According to those who surround her, she "does not blame the implosion of the subprime mortgage market for the economic crisis. She does not see securitisation as the culprit. Rather, she thinks the loosening of monetary policy under Alan Greenspan's Fed chairmanship fuelled the creation of asset price bubbles and encouraged excessive leverage within and beyond the financial sector." [You and my spell checker will have to excuse the apparent typos, but I'm quoting a British text.]

She reminds me of Mrs. Thatcher back when the English Prime Minister touted the economics of the Austrian, Professor Hayek, who if he were alive today would surely agree with both ladies about the origin of our problems.

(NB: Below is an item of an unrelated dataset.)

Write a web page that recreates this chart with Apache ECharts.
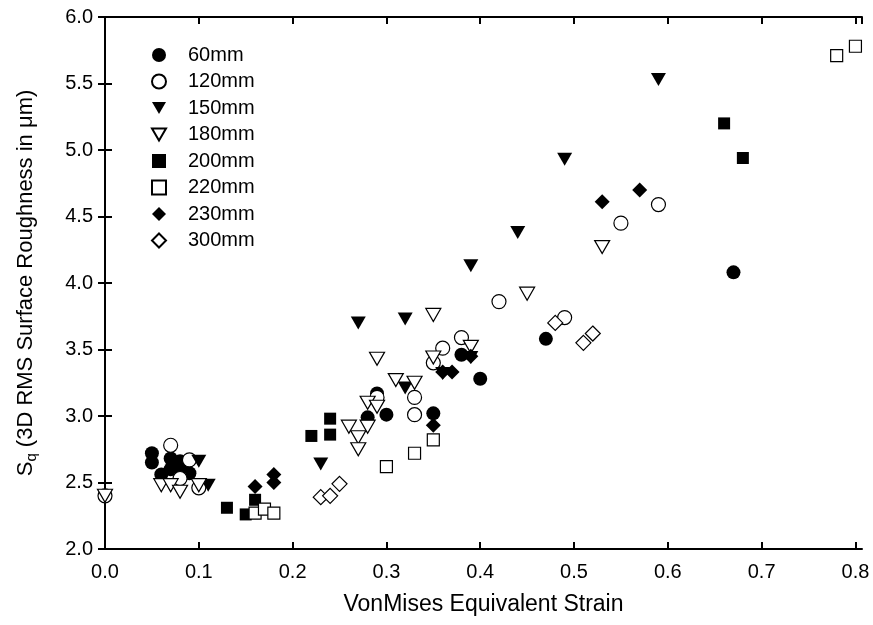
<!DOCTYPE html>
<html>
<head>
<meta charset="utf-8">
<script src="https://cdn.jsdelivr.net/npm/echarts@6/dist/echarts.min.js"></script>
<style>
  html, body { margin: 0; padding: 0; background: #fff; }
  #chart { width: 873px; height: 625px; }
</style>
</head>
<body>
<div id="chart"></div>
<script>
// [strain, Sq] pairs
const d60 = [[0.05, 2.72], [0.05, 2.65], [0.06, 2.56], [0.07, 2.68], [0.07, 2.6], [0.08, 2.66], [0.08, 2.6], [0.09, 2.57],
  [0.28, 2.99], [0.29, 3.17], [0.30, 3.01], [0.35, 3.02], [0.38, 3.46], [0.40, 3.28], [0.47, 3.58], [0.67, 4.08]]
const d120 = [[0.0, 2.4], [0.07, 2.78], [0.08, 2.53], [0.09, 2.67], [0.10, 2.46], [0.29, 3.14], [0.33, 3.14], [0.33, 3.01],
  [0.35, 3.4], [0.36, 3.51], [0.38, 3.59], [0.42, 3.86], [0.49, 3.74], [0.55, 4.45], [0.59, 4.59]]
const d150 = [[0.10, 2.66], [0.11, 2.48], [0.23, 2.64], [0.27, 3.7], [0.32, 3.73], [0.32, 3.21], [0.36, 3.32],
  [0.39, 3.44], [0.39, 4.13], [0.44, 4.38], [0.49, 4.93], [0.59, 5.53]]
const d180 = [[0.0, 2.4], [0.06, 2.48], [0.07, 2.48], [0.08, 2.43], [0.10, 2.48], [0.26, 2.92], [0.27, 2.84], [0.27, 2.75],
  [0.28, 2.92], [0.28, 3.1], [0.29, 3.07], [0.29, 3.43], [0.31, 3.27], [0.33, 3.25], [0.35, 3.76], [0.35, 3.44],
  [0.39, 3.52], [0.45, 3.92], [0.53, 4.27]]
const d200 = [[0.13, 2.31], [0.15, 2.26], [0.16, 2.37], [0.22, 2.85], [0.24, 2.86], [0.24, 2.98], [0.66, 5.2], [0.68, 4.94]]
const d220 = [[0.16, 2.27], [0.17, 2.3], [0.18, 2.27], [0.30, 2.62], [0.33, 2.72], [0.35, 2.82], [0.78, 5.71], [0.80, 5.78]]
const d230 = [[0.16, 2.47], [0.18, 2.56], [0.18, 2.5], [0.35, 2.93], [0.36, 3.33], [0.37, 3.33], [0.39, 3.45], [0.53, 4.61], [0.57, 4.7]]
const d300 = [[0.23, 2.39], [0.24, 2.4], [0.25, 2.49], [0.48, 3.7], [0.51, 3.55], [0.52, 3.62]]

const xTicks = { min: 0, max: 0.807, interval: 0.1 }
const yTicks = { min: 2, max: 6, interval: 0.5 }

const font = 'Liberation Sans, Arial, sans-serif'
// downward pointing triangle
const downTri = 'path://M0,0L20,0L10,17Z'

const filled = { color: '#000', opacity: 1 }
const open = { color: '#fff', borderColor: '#000', borderWidth: 1.2, opacity: 1 }

const chart = echarts.init(document.getElementById('chart'))

const axisCommon = {
  axisLine: { show: true, lineStyle: { color: '#000', width: 2 } },
  axisTick: { show: true, inside: true, length: 7, lineStyle: { color: '#000', width: 2 } },
  splitLine: { show: false }
}

chart.setOption({
  animation: false,
  backgroundColor: '#fff',
  grid: { left: 105, right: 11, top: 17, bottom: 76 },
  legend: {
    orient: 'vertical',
    left: 146,
    top: 40,
    itemWidth: 14,
    itemHeight: 14,
    itemGap: 6.5,
    textStyle: { fontFamily: font, fontSize: 20, color: '#000', padding: [0, 0, 0, 17] },
    data: ['60mm', '120mm', '150mm', '180mm', '200mm', '220mm', '230mm', '300mm']
  },
  xAxis: [
    Object.assign({
      type: 'value', position: 'bottom', ...xTicks,
      name: 'VonMises Equivalent Strain', nameLocation: 'middle', nameGap: 44,
      nameTextStyle: { fontFamily: font, fontSize: 23, color: '#000' },
      axisLabel: { fontFamily: font, fontSize: 20, color: '#000', margin: 13, showMaxLabel: false,
        formatter: v => v.toFixed(1) }
    }, axisCommon),
    Object.assign({
      type: 'value', position: 'top', ...xTicks, axisLabel: { show: false }
    }, axisCommon)
  ],
  yAxis: [
    Object.assign({
      type: 'value', position: 'left', ...yTicks,
      name: '{s|S}{q|q}{s| (3D RMS Surface Roughness in μm)}', nameLocation: 'middle', nameGap: 66,
      nameTextStyle: {
        rich: {
          s: { fontFamily: font, fontSize: 22, color: '#000', lineHeight: 26 },
          q: { fontFamily: font, fontSize: 15, color: '#000', lineHeight: 26, verticalAlign: 'bottom', padding: [8, 0, 0, 0] }
        }
      },
      axisLabel: { fontFamily: font, fontSize: 20, color: '#000', margin: 12, formatter: v => v.toFixed(1) }
    }, axisCommon),
    Object.assign({
      type: 'value', position: 'right', ...yTicks, axisLabel: { show: false }
    }, axisCommon)
  ],
  series: [
    { name: '60mm', type: 'scatter', data: d60, symbol: 'circle', symbolSize: 14, itemStyle: filled },
    { name: '120mm', type: 'scatter', data: d120, symbol: 'circle', symbolSize: 14, itemStyle: open },
    { name: '150mm', type: 'scatter', data: d150, symbol: downTri, symbolSize: [15, 13], itemStyle: filled },
    { name: '180mm', type: 'scatter', data: d180, symbol: downTri, symbolSize: [15, 13], itemStyle: open },
    { name: '200mm', type: 'scatter', data: d200, symbol: 'rect', symbolSize: 12, itemStyle: filled },
    { name: '220mm', type: 'scatter', data: d220, symbol: 'rect', symbolSize: 12, itemStyle: open },
    { name: '230mm', type: 'scatter', data: d230, symbol: 'diamond', symbolSize: 15, itemStyle: filled },
    { name: '300mm', type: 'scatter', data: d300, symbol: 'diamond', symbolSize: 15, itemStyle: open }
  ]
})

window.addEventListener('resize', () => chart.resize())
</script>
</body>
</html>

This recession is being described as a quadruple whammy: The first round seemed to come from the imaginative excesses of the residential mortgage market and the Wall Street math geeks who played with them. The second is coming now from the equally imaginative over-expansion of the commercial development financing market and is undermining some major banks' already fragile balance sheets. The third will soon appear within the retail credit sector. And the fourth is the credit derivatives wild card.

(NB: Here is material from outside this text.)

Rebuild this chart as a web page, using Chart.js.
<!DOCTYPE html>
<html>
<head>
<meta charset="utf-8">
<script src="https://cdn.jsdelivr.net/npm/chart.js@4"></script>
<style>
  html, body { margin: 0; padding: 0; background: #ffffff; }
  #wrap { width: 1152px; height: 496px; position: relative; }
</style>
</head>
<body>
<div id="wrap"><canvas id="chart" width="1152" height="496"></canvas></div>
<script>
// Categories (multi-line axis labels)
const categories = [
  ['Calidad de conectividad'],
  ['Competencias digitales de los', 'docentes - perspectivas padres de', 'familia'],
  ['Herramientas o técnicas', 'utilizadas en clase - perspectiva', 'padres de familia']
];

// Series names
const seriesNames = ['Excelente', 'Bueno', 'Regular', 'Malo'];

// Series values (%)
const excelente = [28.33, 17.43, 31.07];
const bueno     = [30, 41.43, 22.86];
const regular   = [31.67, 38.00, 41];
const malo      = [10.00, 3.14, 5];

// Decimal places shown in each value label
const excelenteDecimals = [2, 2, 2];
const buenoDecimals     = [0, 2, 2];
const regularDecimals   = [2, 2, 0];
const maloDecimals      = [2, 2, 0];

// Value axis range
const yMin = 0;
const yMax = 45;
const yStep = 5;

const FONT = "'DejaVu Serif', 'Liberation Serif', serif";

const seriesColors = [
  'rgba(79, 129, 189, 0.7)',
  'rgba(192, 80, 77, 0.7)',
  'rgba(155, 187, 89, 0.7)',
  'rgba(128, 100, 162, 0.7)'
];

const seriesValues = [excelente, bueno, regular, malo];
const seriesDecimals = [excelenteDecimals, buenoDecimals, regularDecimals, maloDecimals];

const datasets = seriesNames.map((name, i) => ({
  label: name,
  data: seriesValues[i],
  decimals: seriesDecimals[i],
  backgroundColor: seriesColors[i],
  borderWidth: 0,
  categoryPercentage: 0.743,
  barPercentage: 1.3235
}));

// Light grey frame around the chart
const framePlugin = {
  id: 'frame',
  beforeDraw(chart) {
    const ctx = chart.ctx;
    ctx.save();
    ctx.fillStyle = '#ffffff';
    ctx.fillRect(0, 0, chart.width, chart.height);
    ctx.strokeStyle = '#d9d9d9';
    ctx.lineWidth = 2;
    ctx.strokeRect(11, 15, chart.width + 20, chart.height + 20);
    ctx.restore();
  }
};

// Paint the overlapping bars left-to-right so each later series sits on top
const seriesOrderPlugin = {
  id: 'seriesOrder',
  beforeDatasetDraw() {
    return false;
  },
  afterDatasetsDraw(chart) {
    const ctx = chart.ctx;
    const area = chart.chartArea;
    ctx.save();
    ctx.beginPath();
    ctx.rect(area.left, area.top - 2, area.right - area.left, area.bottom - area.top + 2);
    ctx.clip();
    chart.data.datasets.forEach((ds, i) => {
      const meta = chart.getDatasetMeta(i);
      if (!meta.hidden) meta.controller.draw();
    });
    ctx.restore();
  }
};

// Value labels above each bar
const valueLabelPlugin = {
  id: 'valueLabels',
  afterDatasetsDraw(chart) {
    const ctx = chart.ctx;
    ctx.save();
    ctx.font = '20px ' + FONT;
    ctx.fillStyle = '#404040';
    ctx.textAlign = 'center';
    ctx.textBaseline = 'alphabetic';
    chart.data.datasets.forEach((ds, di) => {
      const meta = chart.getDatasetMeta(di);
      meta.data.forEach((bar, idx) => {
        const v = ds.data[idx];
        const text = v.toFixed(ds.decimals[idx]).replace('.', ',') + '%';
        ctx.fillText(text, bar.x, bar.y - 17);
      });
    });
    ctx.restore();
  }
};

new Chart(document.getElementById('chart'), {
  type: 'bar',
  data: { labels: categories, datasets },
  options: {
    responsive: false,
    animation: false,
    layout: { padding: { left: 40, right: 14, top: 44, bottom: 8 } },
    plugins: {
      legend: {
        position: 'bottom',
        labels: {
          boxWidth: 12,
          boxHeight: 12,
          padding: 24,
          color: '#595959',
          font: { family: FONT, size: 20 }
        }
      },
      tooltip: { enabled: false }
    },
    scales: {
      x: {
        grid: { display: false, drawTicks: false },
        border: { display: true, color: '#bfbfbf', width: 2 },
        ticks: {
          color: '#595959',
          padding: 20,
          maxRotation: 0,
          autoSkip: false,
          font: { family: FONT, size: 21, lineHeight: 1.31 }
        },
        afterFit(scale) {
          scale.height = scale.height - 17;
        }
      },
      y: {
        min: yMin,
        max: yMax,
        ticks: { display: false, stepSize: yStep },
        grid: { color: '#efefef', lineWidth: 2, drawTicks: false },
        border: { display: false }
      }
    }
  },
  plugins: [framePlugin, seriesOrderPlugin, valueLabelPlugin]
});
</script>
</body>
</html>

The source of all four, however, according to Merkel, Hayek, and me, is the combined actions of the monetary and fiscal authorities, (1) whose decisions are not predictable, (2) who have too much power to distort our money supply, and (3) whose constant interventions can and will, everywhere and always, throw even the best-performing economies into havoc.

What makes this even worse is that omnipotent power attracts those who would profit from it. Just listen to the big market players--the seemingly indestructible huge banks and automobile companies--as they turn their sheepish bahs towards Washington. (Try out this website to hear what this sounds like.)

We are approaching an interesting crux of this recession. Economists and market players alike are split into two camps: those who think the principal danger (or speculative opportunity) is depression and deflation, and those who think it is inflation.

I'm in the inflation camp, alongside Ms. Merkel. I don't know whether the coming series of monetary bubbles will take one year or ten to appear and burst; but I feel very sure they are coming. When it comes time to pull the punch bowl away, this Fed will be no stronger than any other has been in the past (with perhaps the exception of Paul Volcker, but how short-lived his wisdom was). Our Fed governors' task will be complicated by their lack of real control of interest rates: Just when they will want to reign in credit, the rates will go up, putting them in a quandary.

As far as I know, and in the longer run, there has never been a nation in history that has survived the chronic debasement of its monetary unit. Ironically, this time it's Germany (or at least her Head of State) that seems to be the one ready to speak up. As Ms. Merkel puts it: "The most complicated phase will come when the crisis is over."